Music / "Love and other Traps", Art Song Canberra, Wesley Music Centre, July 18. Reviewed by ROB KENNEDY.
ROMANTIC music fills the history of art song. This concert explored the throes of love and life in four languages, over four centuries through standards to love’s philosophy.
Piera Dennerstein, soprano, and Lucus Allerton, piano, began the concert with a light and playful tune, “Se Florindo è Fedele” by Alessandro Scarlatti. Dennerstein sang brightly and bounced off Allerton’s playing in a joyful and light-hearted manner, which created a welcoming opening.
Then on to a staple of the art song style, a piece about unrequited love, “Caro Mio Ben”, by Tommaso Giordani. In an expressive and sensitive recital, Dennerstein let the emotion of the lyrics work on her performance, her voice and the audience.
Eduardo di Capua’s most famous work, “O Sole Mio”, made even more famous by Luciano Pavarotti, which – Dennerstein says her family call her Pavarotti because she is a singer and Italian – she sang with fitting exuberance in a strong and dynamic performance.
Two very different works followed, Debussy’s “En Sourdine” and “Pierrot”. The sensuality of “En Sourdine”, in that drifting and suspension filled style that Debussy owns, was made serene by both performers.
Dennerstein is quite enthusiastic.
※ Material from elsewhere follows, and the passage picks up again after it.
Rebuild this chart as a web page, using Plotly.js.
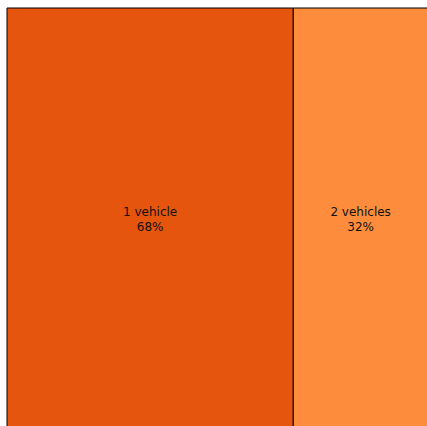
<!DOCTYPE html>
<html>
<head>
<meta charset="utf-8">
<script src="https://cdn.plot.ly/plotly-3.0.1.min.js"></script>
<style>
html, body { margin: 0; padding: 0; overflow: hidden; background: #fff; }
#chart { width: 428px; height: 431px; }
</style>
</head>
<body>
<div id="chart"></div>
<script>
const labels = ["1 vehicle", "2 vehicles"];
const values = [68, 32];
const colors = ["#E6550D", "#FD8D3C"];

const trace = {
  type: "treemap",
  labels: labels,
  parents: labels.map(() => ""),
  values: values,
  sort: false,
  texttemplate: "%{label}<br>%{percentRoot:.0%}",
  textposition: "middle center",
  textfont: { family: "DejaVu Sans, sans-serif", size: 12, color: "#111" },
  hoverinfo: "none",
  marker: { colors: colors, line: { color: "#000", width: 1 }, pad: { t: 0, l: 0, r: 0, b: 0 } },
  pathbar: { visible: false },
  root: { color: "rgba(0,0,0,0)" },
  tiling: { packing: "dice", pad: 0 }
};

Plotly.newPlot("chart", [trace], {
  width: 428, height: 431,
  margin: { l: 7, r: 0, t: 8, b: 0 },
  paper_bgcolor: "#fff",
  showlegend: false
}, { displayModeBar: false, staticPlot: true });
</script>
</body>
</html>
Once or twice, maybe a bit too much. When attacking some high notes, she occasionally cut through excessively. This was evident in Faure’s “Fleur Jetée”.
After a brief interval, perhaps the most well-known song of all time, Schubert’s “Ave Maria”. Such a popular tune sits forefront in most people’s minds. While this was not a great rendition and sounded unbalanced, I’m sure it will become a presentation that does Dennerstein proud because her talent is clearly there.
Songs by Mendelssohn and Hugo Wolf followed. The sound of the German lyrics fitted Dennerstein’s voice perfectly. The intonation of the pronunciations seemed to suit her tone better than the other languages; her voice sounded more natural in these two works.
Allerton introduced several of the songs and did a wonderful job of relating the stories of the lyrics and technical aspects of the musicality of the scores. And he did it all with a devilish wit.
Two songs by Benjamin Britten came next. “Death Be Not Proud”, after a text by the poet John Donne, and a crazy tune that as Dennerstein said, sounded like an ad for a telecommunications company, titled “When You’re Feeling Like Expressing Your Affection”.
The dramatic and complex musical poem “Death Be Not Proud”, created the highlight of the concert for this reviewer. Sung in English, Dennerstein captured this song perfectly. This dark and gravely slow work allowed the audience to hear what a fine, sensitive and commanding voice this soprano has.
The final song, “Love’s Philosophy”, after Shelley’s poem, was a rapid work that sort of chased itself. It flowed like running water and capped off a fine performance from this singer and the pianist.